## [EXERCISE PROMPT]
Skip the pictures and extract all of the lines exactly as written.

## [SUPPLIED DATA]

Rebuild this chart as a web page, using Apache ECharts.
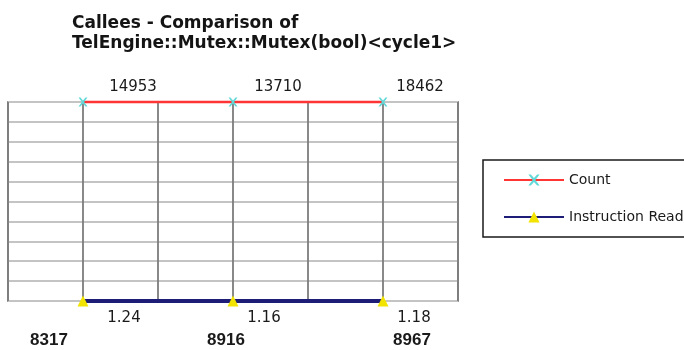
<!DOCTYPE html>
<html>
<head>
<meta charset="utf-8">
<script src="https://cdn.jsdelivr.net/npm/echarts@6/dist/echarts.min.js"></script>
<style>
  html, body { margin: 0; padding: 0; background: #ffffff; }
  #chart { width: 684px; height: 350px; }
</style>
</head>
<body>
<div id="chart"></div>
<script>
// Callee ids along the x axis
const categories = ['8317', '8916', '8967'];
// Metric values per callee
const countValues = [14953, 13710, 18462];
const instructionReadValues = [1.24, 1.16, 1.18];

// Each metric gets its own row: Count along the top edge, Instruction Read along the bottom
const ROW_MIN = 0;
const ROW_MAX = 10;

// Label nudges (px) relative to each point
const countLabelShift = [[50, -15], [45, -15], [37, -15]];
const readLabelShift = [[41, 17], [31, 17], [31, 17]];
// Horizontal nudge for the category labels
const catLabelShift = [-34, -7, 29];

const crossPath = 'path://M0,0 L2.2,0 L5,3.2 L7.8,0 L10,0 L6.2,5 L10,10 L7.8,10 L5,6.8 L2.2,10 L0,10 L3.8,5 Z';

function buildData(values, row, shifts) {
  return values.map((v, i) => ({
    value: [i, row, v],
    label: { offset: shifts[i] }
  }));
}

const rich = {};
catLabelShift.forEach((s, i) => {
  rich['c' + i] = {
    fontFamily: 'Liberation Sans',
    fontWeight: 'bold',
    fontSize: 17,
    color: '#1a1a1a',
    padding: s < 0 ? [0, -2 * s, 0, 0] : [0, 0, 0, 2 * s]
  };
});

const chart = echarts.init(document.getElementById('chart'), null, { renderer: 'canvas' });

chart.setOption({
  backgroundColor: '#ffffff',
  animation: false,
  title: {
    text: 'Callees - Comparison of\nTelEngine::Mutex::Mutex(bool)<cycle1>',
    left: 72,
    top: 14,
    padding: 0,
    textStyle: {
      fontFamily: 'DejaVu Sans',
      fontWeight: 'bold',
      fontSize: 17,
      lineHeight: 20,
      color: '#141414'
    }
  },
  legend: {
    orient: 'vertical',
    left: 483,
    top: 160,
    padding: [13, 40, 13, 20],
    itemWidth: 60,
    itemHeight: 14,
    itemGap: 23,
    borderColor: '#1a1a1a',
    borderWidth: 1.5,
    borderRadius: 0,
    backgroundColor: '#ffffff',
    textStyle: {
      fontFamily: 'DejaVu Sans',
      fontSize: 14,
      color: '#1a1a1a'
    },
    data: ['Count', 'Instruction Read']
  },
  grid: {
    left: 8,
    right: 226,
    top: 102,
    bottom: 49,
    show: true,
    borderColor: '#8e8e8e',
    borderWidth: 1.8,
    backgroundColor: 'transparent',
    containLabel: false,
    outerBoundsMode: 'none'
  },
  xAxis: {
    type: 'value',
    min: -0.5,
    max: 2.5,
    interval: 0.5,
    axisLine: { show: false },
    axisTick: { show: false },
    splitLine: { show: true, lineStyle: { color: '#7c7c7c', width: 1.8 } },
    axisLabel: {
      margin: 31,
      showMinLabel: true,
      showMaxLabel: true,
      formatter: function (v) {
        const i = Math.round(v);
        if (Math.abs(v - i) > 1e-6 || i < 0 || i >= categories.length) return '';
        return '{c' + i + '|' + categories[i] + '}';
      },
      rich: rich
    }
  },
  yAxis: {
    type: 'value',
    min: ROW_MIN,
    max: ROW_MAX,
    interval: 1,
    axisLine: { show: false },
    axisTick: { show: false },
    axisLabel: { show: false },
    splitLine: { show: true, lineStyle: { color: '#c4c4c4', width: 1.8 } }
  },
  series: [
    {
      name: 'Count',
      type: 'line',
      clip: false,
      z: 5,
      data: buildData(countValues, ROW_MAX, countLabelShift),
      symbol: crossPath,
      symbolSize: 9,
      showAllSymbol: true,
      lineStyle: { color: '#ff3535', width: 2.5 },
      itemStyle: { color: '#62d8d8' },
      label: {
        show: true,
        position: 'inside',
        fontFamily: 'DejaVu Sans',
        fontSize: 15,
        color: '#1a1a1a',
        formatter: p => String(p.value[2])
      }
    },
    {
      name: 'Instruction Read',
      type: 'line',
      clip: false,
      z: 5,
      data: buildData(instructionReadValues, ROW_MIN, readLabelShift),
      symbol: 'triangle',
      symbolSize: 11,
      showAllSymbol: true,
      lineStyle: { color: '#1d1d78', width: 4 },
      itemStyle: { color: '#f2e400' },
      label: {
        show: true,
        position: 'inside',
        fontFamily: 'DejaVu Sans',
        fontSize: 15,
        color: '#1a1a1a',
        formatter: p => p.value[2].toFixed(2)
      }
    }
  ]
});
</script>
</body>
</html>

## [TASK OUTPUT]
Rebuild this chart as a web page, using Apache ECharts.
<!DOCTYPE html>
<html>
<head>
<meta charset="utf-8">
<script src="https://cdn.jsdelivr.net/npm/echarts@6/dist/echarts.min.js"></script>
<style>
  html, body { margin: 0; padding: 0; background: #ffffff; }
  #chart { width: 684px; height: 350px; }
</style>
</head>
<body>
<div id="chart"></div>
<script>
// Callee ids along the x axis
const categories = ['8317', '8916', '8967'];
// Metric values per callee
const countValues = [14953, 13710, 18462];
const instructionReadValues = [1.24, 1.16, 1.18];

// Each metric gets its own row: Count along the top edge, Instruction Read along the bottom
const ROW_MIN = 0;
const ROW_MAX = 10;

// Label nudges (px) relative to each point
const countLabelShift = [[50, -15], [45, -15], [37, -15]];
const readLabelShift = [[41, 17], [31, 17], [31, 17]];
// Horizontal nudge for the category labels
const catLabelShift = [-34, -7, 29];

const crossPath = 'path://M0,0 L2.2,0 L5,3.2 L7.8,0 L10,0 L6.2,5 L10,10 L7.8,10 L5,6.8 L2.2,10 L0,10 L3.8,5 Z';

function buildData(values, row, shifts) {
  return values.map((v, i) => ({
    value: [i, row, v],
    label: { offset: shifts[i] }
  }));
}

const rich = {};
catLabelShift.forEach((s, i) => {
  rich['c' + i] = {
    fontFamily: 'Liberation Sans',
    fontWeight: 'bold',
    fontSize: 17,
    color: '#1a1a1a',
    padding: s < 0 ? [0, -2 * s, 0, 0] : [0, 0, 0, 2 * s]
  };
});

const chart = echarts.init(document.getElementById('chart'), null, { renderer: 'canvas' });

chart.setOption({
  backgroundColor: '#ffffff',
  animation: false,
  title: {
    text: 'Callees - Comparison of\nTelEngine::Mutex::Mutex(bool)<cycle1>',
    left: 72,
    top: 14,
    padding: 0,
    textStyle: {
      fontFamily: 'DejaVu Sans',
      fontWeight: 'bold',
      fontSize: 17,
      lineHeight: 20,
      color: '#141414'
    }
  },
  legend: {
    orient: 'vertical',
    left: 483,
    top: 160,
    padding: [13, 40, 13, 20],
    itemWidth: 60,
    itemHeight: 14,
    itemGap: 23,
    borderColor: '#1a1a1a',
    borderWidth: 1.5,
    borderRadius: 0,
    backgroundColor: '#ffffff',
    textStyle: {
      fontFamily: 'DejaVu Sans',
      fontSize: 14,
      color: '#1a1a1a'
    },
    data: ['Count', 'Instruction Read']
  },
  grid: {
    left: 8,
    right: 226,
    top: 102,
    bottom: 49,
    show: true,
    borderColor: '#8e8e8e',
    borderWidth: 1.8,
    backgroundColor: 'transparent',
    containLabel: false,
    outerBoundsMode: 'none'
  },
  xAxis: {
    type: 'value',
    min: -0.5,
    max: 2.5,
    interval: 0.5,
    axisLine: { show: false },
    axisTick: { show: false },
    splitLine: { show: true, lineStyle: { color: '#7c7c7c', width: 1.8 } },
    axisLabel: {
      margin: 31,
      showMinLabel: true,
      showMaxLabel: true,
      formatter: function (v) {
        const i = Math.round(v);
        if (Math.abs(v - i) > 1e-6 || i < 0 || i >= categories.length) return '';
        return '{c' + i + '|' + categories[i] + '}';
      },
      rich: rich
    }
  },
  yAxis: {
    type: 'value',
    min: ROW_MIN,
    max: ROW_MAX,
    interval: 1,
    axisLine: { show: false },
    axisTick: { show: false },
    axisLabel: { show: false },
    splitLine: { show: true, lineStyle: { color: '#c4c4c4', width: 1.8 } }
  },
  series: [
    {
      name: 'Count',
      type: 'line',
      clip: false,
      z: 5,
      data: buildData(countValues, ROW_MAX, countLabelShift),
      symbol: crossPath,
      symbolSize: 9,
      showAllSymbol: true,
      lineStyle: { color: '#ff3535', width: 2.5 },
      itemStyle: { color: '#62d8d8' },
      label: {
        show: true,
        position: 'inside',
        fontFamily: 'DejaVu Sans',
        fontSize: 15,
        color: '#1a1a1a',
        formatter: p => String(p.value[2])
      }
    },
    {
      name: 'Instruction Read',
      type: 'line',
      clip: false,
      z: 5,
      data: buildData(instructionReadValues, ROW_MIN, readLabelShift),
      symbol: 'triangle',
      symbolSize: 11,
      showAllSymbol: true,
      lineStyle: { color: '#1d1d78', width: 4 },
      itemStyle: { color: '#f2e400' },
      label: {
        show: true,
        position: 'inside',
        fontFamily: 'DejaVu Sans',
        fontSize: 15,
        color: '#1a1a1a',
        formatter: p => p.value[2].toFixed(2)
      }
    }
  ]
});
</script>
</body>
</html>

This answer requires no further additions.